With the canecule now a thing of memory, the days of endless sweltering heat are making way for more autumnal evenings. And even the picturesque commune of St Denis has days of dreary rain in what should be the summer months. When it unexpectedly feels like winter, there's only one thing to do - cook a hearty supper.

1 tablespoon olive oil
1 tablespoon butter
1 good farm chicken (but if you must, 4 chicken legs will do)
2 large onions, peeled and finely sliced
1 garlic clove (optional)
8 small carrots, topped and tailed only
9 fluid ounces/250ml white wine
12 sprigs of fresh French (not Russian) tarragon
3 tablespoons crème fraîche
salt and pepper to taste, (preferably sea salt)

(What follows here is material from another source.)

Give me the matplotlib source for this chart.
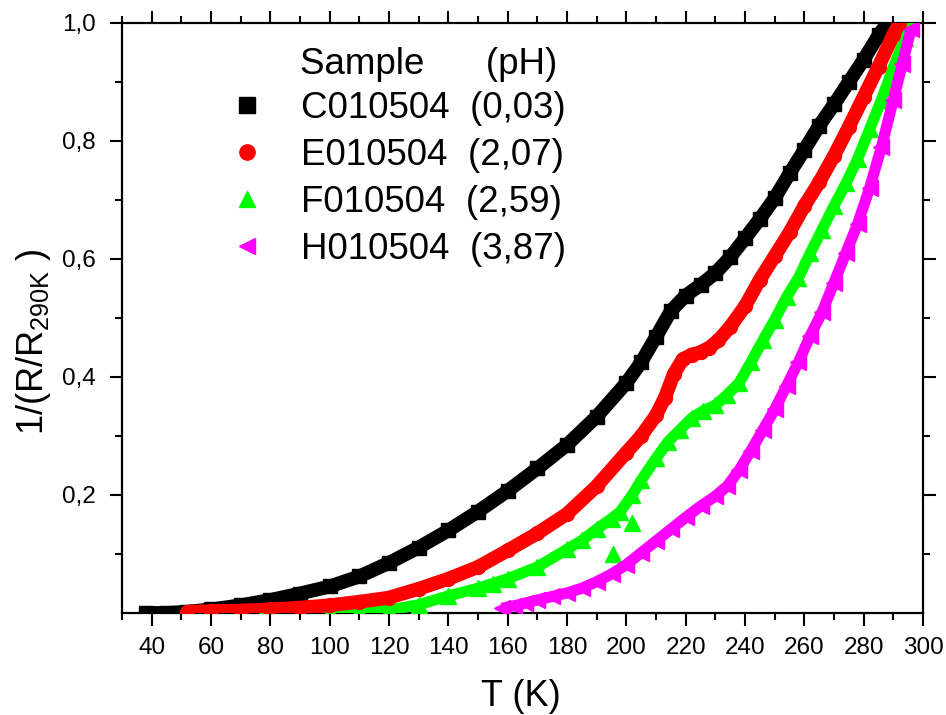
import matplotlib
matplotlib.use("Agg")
import matplotlib.pyplot as plt
from matplotlib.lines import Line2D
from matplotlib.ticker import MultipleLocator, FixedLocator, FuncFormatter

plt.rcParams['font.family'] = ['Liberation Sans', 'DejaVu Sans']
plt.rcParams['mathtext.fontset'] = 'custom'
plt.rcParams['mathtext.rm'] = 'Liberation Sans'
plt.rcParams['mathtext.it'] = 'Liberation Sans'

# ---- data ----
c_T = [38, 45, 52, 60, 70, 80, 90, 100, 110, 120, 130, 140, 150, 160, 170, 180, 190,
       200, 205, 210, 215, 220, 225, 230, 235, 240, 245, 250, 255, 260, 265, 270, 275,
       280, 285, 288]
c_y = [0.0, 0.0, 0.002, 0.006, 0.013, 0.022, 0.033, 0.045, 0.062, 0.085, 0.111, 0.140,
       0.172, 0.207, 0.245, 0.285, 0.333, 0.390, 0.425, 0.468, 0.512, 0.538, 0.556, 0.576,
       0.603, 0.635, 0.668, 0.703, 0.745, 0.785, 0.826, 0.862, 0.900, 0.938, 0.979, 1.0]

e_T = [52, 60, 70, 80, 90, 100, 110, 120, 130, 140, 150, 160, 170, 180, 190, 200, 205,
       210, 213, 216, 219, 222, 225, 228, 231, 235, 240, 245, 250, 255, 260, 265, 270,
       275, 280, 285, 290, 292]
e_y = [0.002, 0.003, 0.004, 0.006, 0.009, 0.013, 0.019, 0.026, 0.041, 0.058, 0.078,
       0.106, 0.135, 0.168, 0.215, 0.272, 0.300, 0.335, 0.365, 0.405, 0.430, 0.438,
       0.442, 0.450, 0.462, 0.485, 0.520, 0.565, 0.605, 0.645, 0.690, 0.730, 0.775,
       0.824, 0.875, 0.926, 0.980, 1.0]

f_T = [78, 90, 100, 110, 120, 130, 140, 150, 155, 160, 170, 180, 185, 190, 195,
       198, 202, 205, 210, 214, 218, 222, 226, 230, 234, 238, 242, 246, 250, 254, 258,
       262, 266, 270, 274, 278, 282, 286, 290, 294, 296]
f_y = [0.002, 0.002, 0.002, 0.003, 0.005, 0.014, 0.029, 0.042, 0.050, 0.058, 0.078,
       0.108, 0.123, 0.142, 0.160, 0.172, 0.200, 0.225, 0.262, 0.290, 0.310,
       0.330, 0.343, 0.352, 0.370, 0.390, 0.425, 0.462, 0.497, 0.535, 0.568, 0.610,
       0.650, 0.690, 0.728, 0.770, 0.820, 0.870, 0.925, 0.975, 1.0]
f_out_T = [195.5, 202]
f_out_y = [0.100, 0.152]

h_T = [158, 162, 166, 170, 175, 180, 185, 190, 195, 200, 205, 210, 215, 220, 225, 230,
       234, 238, 242, 246, 250, 254, 258, 262, 266, 270, 274, 278, 282, 286, 290, 293, 296]
h_y = [0.008, 0.012, 0.017, 0.022, 0.028, 0.034, 0.042, 0.053, 0.066, 0.082, 0.102,
       0.122, 0.142, 0.162, 0.181, 0.198, 0.215, 0.242, 0.275, 0.310, 0.345, 0.385,
       0.425, 0.470, 0.510, 0.560, 0.610, 0.660, 0.720, 0.790, 0.870, 0.930, 0.990]

labels = ["C010504  (0,03)", "E010504  (2,07)", "F010504  (2,59)", "H010504  (3,87)"]
x_ticks = [40, 60, 80, 100, 120, 140, 160, 180, 200, 220, 240, 260, 280, 300]
y_ticks = [0.2, 0.4, 0.6, 0.8, 1.0]

fig = plt.figure(figsize=(9.46, 7.15), dpi=100)
ax = fig.add_axes([122/946, 1-613/715, (923-122)/946, (613-23)/715])

def series(T, y, color, marker, z, lw, ms):
    ax.plot(T, y, '-', color=color, lw=lw, zorder=z, solid_capstyle='butt',
            solid_joinstyle='round')
    ax.plot(T, y, ls='none', marker=marker, color=color, ms=ms, mec=color, zorder=z)

series(c_T, c_y, '#000000', 's', 2, 10, 10)
series(f_T, f_y, '#00ff00', '^', 3, 8, 11)
ax.plot(f_out_T, f_out_y, ls='none', marker='^', color='#00ff00', ms=11, zorder=3)
series(h_T, h_y, '#ff00ff', '<', 4, 8, 11)
series(e_T, e_y, '#ff0000', 'o', 5, 10, 10)

ax.set_xlim(30, 300)
ax.set_ylim(0, 1.0)
ax.xaxis.set_major_locator(FixedLocator(x_ticks))
ax.xaxis.set_minor_locator(MultipleLocator(10))
ax.yaxis.set_major_locator(FixedLocator(y_ticks))
ax.yaxis.set_minor_locator(FixedLocator([0.1, 0.3, 0.5, 0.7, 0.9]))
ax.yaxis.set_major_formatter(FuncFormatter(lambda v, p: f"{v:.1f}".replace('.', ',')))

for s in ax.spines.values():
    s.set_linewidth(1.6)
ax.tick_params(which='both', direction='out', top=True, right=True, width=1.5,
               labelsize=17.5, labeltop=False, labelright=False)
ax.tick_params(which='major', length=9)
ax.tick_params(which='minor', length=5)
ax.tick_params(axis='x', which='major', pad=8)
ax.tick_params(axis='y', which='major', pad=10)

fig.text(521/946, 1-697/715, "T (K)", ha='center', va='center', fontsize=26)
fig.text(34/946, 1-342/715, r"1/(R/R$_{\mathregular{290K}}$ )", rotation=90,
         ha='center', va='center', fontsize=26)

handles = [
    Line2D([], [], ls='none', marker='s', color='#000000', ms=11),
    Line2D([], [], ls='none', marker='o', color='#ff0000', ms=11),
    Line2D([], [], ls='none', marker='^', color='#00ff00', ms=12),
    Line2D([], [], ls='none', marker='<', color='#ff00ff', ms=12),
]
leg = ax.legend(handles, labels, loc='upper left', bbox_to_anchor=(0.1336, 0.885),
                frameon=False, fontsize=26.5, borderpad=0, borderaxespad=0,
                handlelength=1.0, handletextpad=0.95, labelspacing=0.33)
ax.text((300-122)/801, (613-65)/590, "Sample      (pH)", transform=ax.transAxes,
        fontsize=26.5, ha='left', va='center')

fig.savefig("out.png", dpi=100)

1. Preheat the oven to 200C/400F/gas mark 6. While doing this, if you want roast potatoes (see below) put them on to boil in slightly salted water.
2. Heat the oil and butter in a large heavy-bottomed frying pan and over a medium heat sauté the onions and carrots till soft and beginning to turn gold. Drain and transfer to a dish set aside. Then add the chicken, with a little more oil if need be, and fry until browned all over.
3. Put the onions, carrots and chicken in a lidded casserole or baking dish and cover.
4. Pour out the fat from the frying pan and add the wine, scraping up the brown goop from the bottom while bringing the liquid to the boil. Season to taste with salt and pepper then add it to the chicken with the tarragon sprigs.
5. Bake for 30 minutes.
6. Remove from the oven, stir in the crème fraîche, adjust the seasoning if necessary, and return to the oven for 5 minutes, making sure the dish doesn't come to the boil, then plate into a serving dish.

Serve with a green salad and boiled new potatoes or roasted potatoes.

For roasted potatoes:

Almost completely boil the peeled and quartered medium-sized potatoes, then drain them and roll them in a pan that has been heated with a layer of oil in the oven to coat them, and then put them in the oven for the 30 minutes that the chicken casserole is baking. They will roast in the oven till golden all over. If you can find duck fat, the key to Perigord cooking, then use it.
2 Comments
James Railton
29/3/2021 11:19:42 am

Although this recipe looks great, it isn’t the tarragon chicken thigh recipe in the The Shooting at Chateau Rock. So wonderful to have another Bruno book, by the way. Courages, Courrèges!

Reply
Monika Finck
19/6/2021 06:09:38 am

No, it's different. I looked it up here because the recipe in the book appeared strange to me. Bruno used the raw chicken thighs without browning them and I wondered that they would more be cooked than roasted. The above recipe appeals much more to me.